Family time must be nurtured
By Wangari Omondi | February 21st 2016
NAIROBI: The other day, my husband and I decided to take the children down memory lane and show them some of the music we used to listen to.
Thanks to YouTube one can find any songs of our time.
After watching a few videos they were amazed. They could not believe artistes were so talented. Our son was more captivated by the dance moves.
While I appreciate the conveniences this digital age has brought, I cannot help but wonder the impact it will have on the next generations.
I am realising that our family has evolved and we have new gadgets all over the house.
Our daughter prefers to listen to music on the ear phones as she sings along. She also likes to make ‘pretend calls’ just to mimic regular adults. She also likes watching pageant and bridal shows. Her brother is drawn to technology.
He lazily watches Sponge Bob, Ninja Turtle something...Dora which I do not mind because he gets to learn a bit of “Spanish.”
Their father is not quite a TV fan apart from his love of African music and the History Channel.

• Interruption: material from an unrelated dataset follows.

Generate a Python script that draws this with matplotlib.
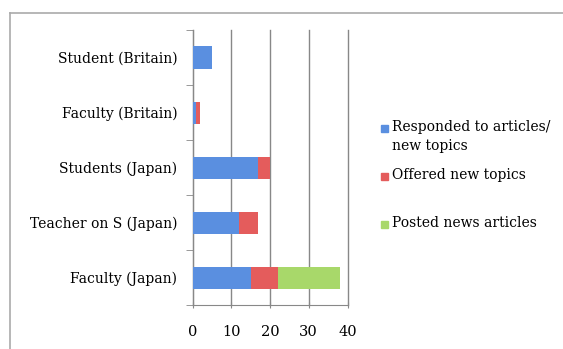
import matplotlib.pyplot as plt
from matplotlib.patches import Rectangle
from matplotlib.lines import Line2D

categories = ['Faculty (Japan)', 'Teacher on S (Japan)', 'Students (Japan)',
              'Faculty (Britain)', 'Student (Britain)']
responded = [15, 12, 17, 1, 5]
offered = [7, 5, 3, 1, 0]
posted = [16, 0, 0, 0, 0]
series_names = ['Responded to articles/\nnew topics', 'Offered new topics',
                'Posted news articles']
colors = ['#5a8fe0', '#e45c5c', '#a8d86a']

plt.rcParams['font.family'] = ['DejaVu Serif']

W, H = 563, 349
fig = plt.figure(figsize=(W / 100, H / 100), dpi=100)

# outer frame (top and left edges only visible)
fig.add_artist(Line2D([10 / W, 10 / W], [0, 1 - 13 / H], transform=fig.transFigure,
                      color='#aaaaaa', lw=1.2))
fig.add_artist(Line2D([10 / W, 1], [1 - 13 / H, 1 - 13 / H], transform=fig.transFigure,
                      color='#aaaaaa', lw=1.2))

ax = fig.add_axes([192.5 / W, 1 - 305 / H, 155 / W, 275 / H])

y = range(len(categories))
left = [0] * len(categories)
for vals, c in zip([responded, offered, posted], colors):
    ax.barh(y, vals, left=left, height=0.4, color=c, zorder=3)
    left = [a + b for a, b in zip(left, vals)]

ax.set_xlim(0, 40)
ax.set_ylim(-0.5, len(categories) - 0.5)
ax.set_xticks([0, 10, 20, 30, 40])
ax.set_yticks(list(y))
ax.set_yticklabels(categories, fontsize=10)
ax.set_yticks([i - 0.5 for i in range(len(categories) + 1)], minor=True)
ax.tick_params(axis='y', which='major', length=0, pad=11)
ax.tick_params(axis='y', which='minor', length=5, color='#888888', direction='out')
ax.tick_params(axis='x', length=5, color='#888888', direction='inout', labelsize=10.5, pad=12)
ax.xaxis.grid(True, color='#888888', lw=1)
for gl in ax.get_xgridlines():
    gl.set_clip_on(False)
for s in ['top', 'right']:
    ax.spines[s].set_visible(False)
for s in ['left', 'bottom']:
    ax.spines[s].set_color('#888888')

# legend, laid out by hand like the original
leg_y = [128, 176, 224]
for name, c, ly in zip(series_names, colors, leg_y):
    fig.add_artist(Rectangle((381 / W, 1 - (ly + 3.5) / H), 6.5 / W, 6.5 / H,
                             transform=fig.transFigure, color=c))
    fig.text(392 / W, 1 - (ly - 8) / H, name, fontsize=10, va='top', ha='left',
             linespacing=1.45)

fig.savefig('out.png', dpi=100)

I am determined not to let these devices get a hold of me and so far it has worked. I use my phone only when I have to especially for downloading music, listening to music and taking photos.
I use social media once in a blue moon which leaves me with a lot of time to reflect.
But I am television lover and my absolute must-watch are documentaries — these I watch any time and I am always looking out for new ones.
I have realised that children generally will gravitate towards parents’ TV viewing habits. So I have had to set the pace by avoiding being a couch potato by engaging in meaningful activities that bond the family.
I am glad that our children are good students and engage in nurturing their talent without being coerced. Which is why I do not mind giving them the leeway to watch something they love.
However, it is striking the balance that is sometimes not easy.
I have discovered that when I am preoccupied with work or other tasks that the children lose their equilibrium. Thus, I brought up the topic so we can reach an understanding. We came up with ways through which to spend more quality time, especially during weekends.
When they were younger, we used to work out together.
They used to jog around the block with their father or play football in the compound.
I also engaged them in walking races, long strolls or aerobics.
We are reviving these activities to stay fit and connected. Saturday morning is reserved for light exercises, homework and polishing their talents which they often display through art work or plays.
As for the gadgets, they now use them to a minimum to maximise on outdoor play.
They watch child-friendly and educational programmes on history, science etc.
We are carving out time to read magazines, newspapers and inspiring books as a family. But as the children progress in their journey of discovery, we have to ensure we balance the old and the new, and as parents we endeavour to lead by example by exercising moderation and much needed balance.